_What is being asked_
Go through the data below and copy it exactly, skipping every picture.
┌──
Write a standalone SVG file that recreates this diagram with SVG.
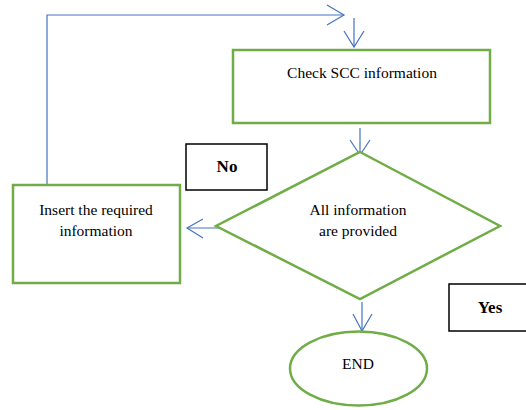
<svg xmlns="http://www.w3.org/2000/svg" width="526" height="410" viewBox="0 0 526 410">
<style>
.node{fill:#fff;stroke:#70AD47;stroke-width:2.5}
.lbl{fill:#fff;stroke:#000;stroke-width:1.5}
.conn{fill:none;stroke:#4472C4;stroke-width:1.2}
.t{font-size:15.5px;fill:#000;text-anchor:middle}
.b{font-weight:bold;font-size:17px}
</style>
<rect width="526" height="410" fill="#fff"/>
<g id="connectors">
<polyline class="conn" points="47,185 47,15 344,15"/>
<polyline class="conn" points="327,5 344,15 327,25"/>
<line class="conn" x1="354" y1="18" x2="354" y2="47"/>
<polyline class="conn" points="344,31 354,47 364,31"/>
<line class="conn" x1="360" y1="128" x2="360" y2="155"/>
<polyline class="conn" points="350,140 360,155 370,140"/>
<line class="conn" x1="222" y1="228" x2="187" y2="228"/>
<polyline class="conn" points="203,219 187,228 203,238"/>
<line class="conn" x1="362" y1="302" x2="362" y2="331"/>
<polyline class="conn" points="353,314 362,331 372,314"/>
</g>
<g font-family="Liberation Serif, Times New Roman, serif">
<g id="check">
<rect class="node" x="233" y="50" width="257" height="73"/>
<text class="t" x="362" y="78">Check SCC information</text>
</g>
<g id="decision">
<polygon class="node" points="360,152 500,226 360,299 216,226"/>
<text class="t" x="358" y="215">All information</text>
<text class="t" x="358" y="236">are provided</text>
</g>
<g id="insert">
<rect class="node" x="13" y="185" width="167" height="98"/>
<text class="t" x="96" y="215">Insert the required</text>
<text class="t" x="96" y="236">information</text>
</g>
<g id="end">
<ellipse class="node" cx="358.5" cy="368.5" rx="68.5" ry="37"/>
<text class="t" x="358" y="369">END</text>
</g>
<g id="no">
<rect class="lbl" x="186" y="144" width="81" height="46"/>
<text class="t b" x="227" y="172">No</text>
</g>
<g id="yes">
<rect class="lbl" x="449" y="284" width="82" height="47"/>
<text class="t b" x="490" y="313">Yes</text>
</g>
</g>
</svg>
└──
_Solution to the exercise_
Write a standalone SVG file that recreates this diagram with SVG.
<svg xmlns="http://www.w3.org/2000/svg" width="526" height="410" viewBox="0 0 526 410">
<style>
.node{fill:#fff;stroke:#70AD47;stroke-width:2.5}
.lbl{fill:#fff;stroke:#000;stroke-width:1.5}
.conn{fill:none;stroke:#4472C4;stroke-width:1.2}
.t{font-size:15.5px;fill:#000;text-anchor:middle}
.b{font-weight:bold;font-size:17px}
</style>
<rect width="526" height="410" fill="#fff"/>
<g id="connectors">
<polyline class="conn" points="47,185 47,15 344,15"/>
<polyline class="conn" points="327,5 344,15 327,25"/>
<line class="conn" x1="354" y1="18" x2="354" y2="47"/>
<polyline class="conn" points="344,31 354,47 364,31"/>
<line class="conn" x1="360" y1="128" x2="360" y2="155"/>
<polyline class="conn" points="350,140 360,155 370,140"/>
<line class="conn" x1="222" y1="228" x2="187" y2="228"/>
<polyline class="conn" points="203,219 187,228 203,238"/>
<line class="conn" x1="362" y1="302" x2="362" y2="331"/>
<polyline class="conn" points="353,314 362,331 372,314"/>
</g>
<g font-family="Liberation Serif, Times New Roman, serif">
<g id="check">
<rect class="node" x="233" y="50" width="257" height="73"/>
<text class="t" x="362" y="78">Check SCC information</text>
</g>
<g id="decision">
<polygon class="node" points="360,152 500,226 360,299 216,226"/>
<text class="t" x="358" y="215">All information</text>
<text class="t" x="358" y="236">are provided</text>
</g>
<g id="insert">
<rect class="node" x="13" y="185" width="167" height="98"/>
<text class="t" x="96" y="215">Insert the required</text>
<text class="t" x="96" y="236">information</text>
</g>
<g id="end">
<ellipse class="node" cx="358.5" cy="368.5" rx="68.5" ry="37"/>
<text class="t" x="358" y="369">END</text>
</g>
<g id="no">
<rect class="lbl" x="186" y="144" width="81" height="46"/>
<text class="t b" x="227" y="172">No</text>
</g>
<g id="yes">
<rect class="lbl" x="449" y="284" width="82" height="47"/>
<text class="t b" x="490" y="313">Yes</text>
</g>
</g>
</svg>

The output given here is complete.